Here are several recent articles updating the situation:
USA Today reports that the safety record has improved further in the last few years (link)
Wall Street Journal says the regulators are increasingly focused on "surface threats" rather than in-the-air incidents (link).
A researcher claims to have found a relationship between profitability and safety risk (link): I have yet to examine this study; based on this write-up, I don't think it's ready for prime time. He proposes that safety risk goes up whether an airline is above or below profitability target. It's unclear whether he looks into whether there is a third factor that affects both safety risk and risk of making a profitability target. Also, if Barnett is right that safety risk is essentially random, does it make sense to find factors that explain a random factor?
I am not sure I understand your comment about the Madsen work. It is possible his work has problems (I have only looked at the article) but I am not sure how the Barnett work is related. Did Barnett specifically look at the specific statistical relation Madsen investigated and see no relationship? Did Barnett even look at profitability as a possible predictor (I do not know so he may have)?
It seems to me that Madsen looked at relationship that many investigators might miss (a non-linear relationship).
My point is that to investigate something and conclude that the effect is "random" does not preclude further (better?) specified hypotheses from being "non-random".

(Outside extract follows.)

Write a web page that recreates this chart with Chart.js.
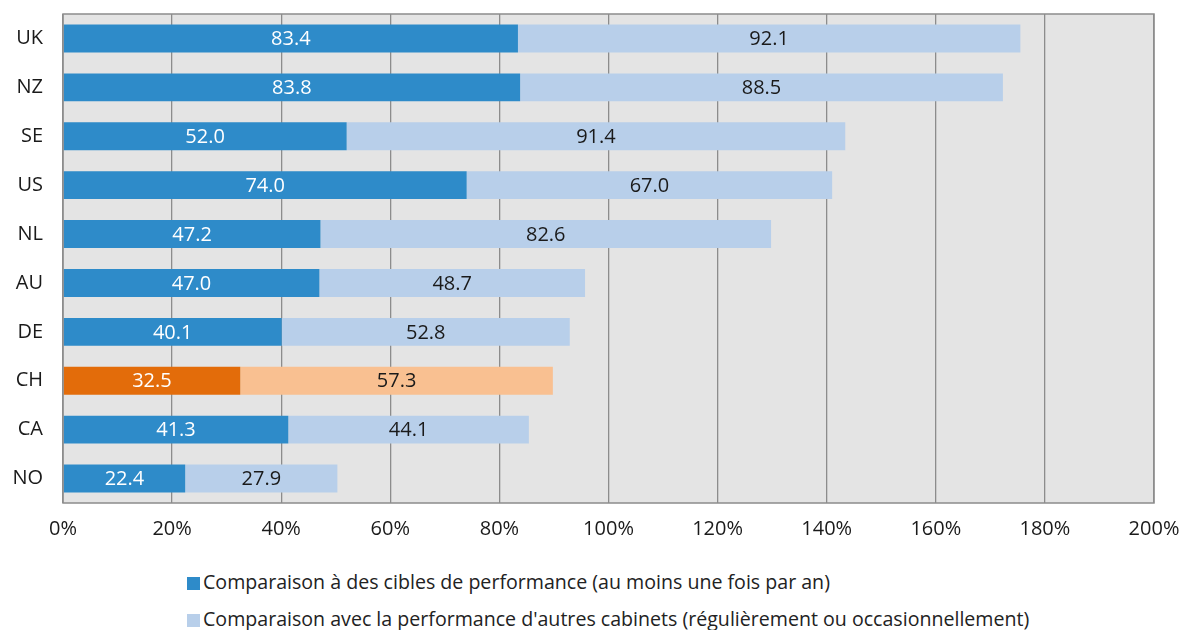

Posted by: Floormaster Squeeze | 01/03/2012 at 10:54 AM
Floormaster: Good point. I'm speaking from the perspective of someone who is convinced by Barnett's studies (which has been ongoing for over 30 years). Given that "model", any discovery of an "effect" is likely to be spurious. If one doesn't believe that model, then it is possible to find effects. Maybe a Bayesian model with a noninformative prior can be used here. I'm also worried by trying to look for complex relationships when there is so little signal (fatalities/accidents).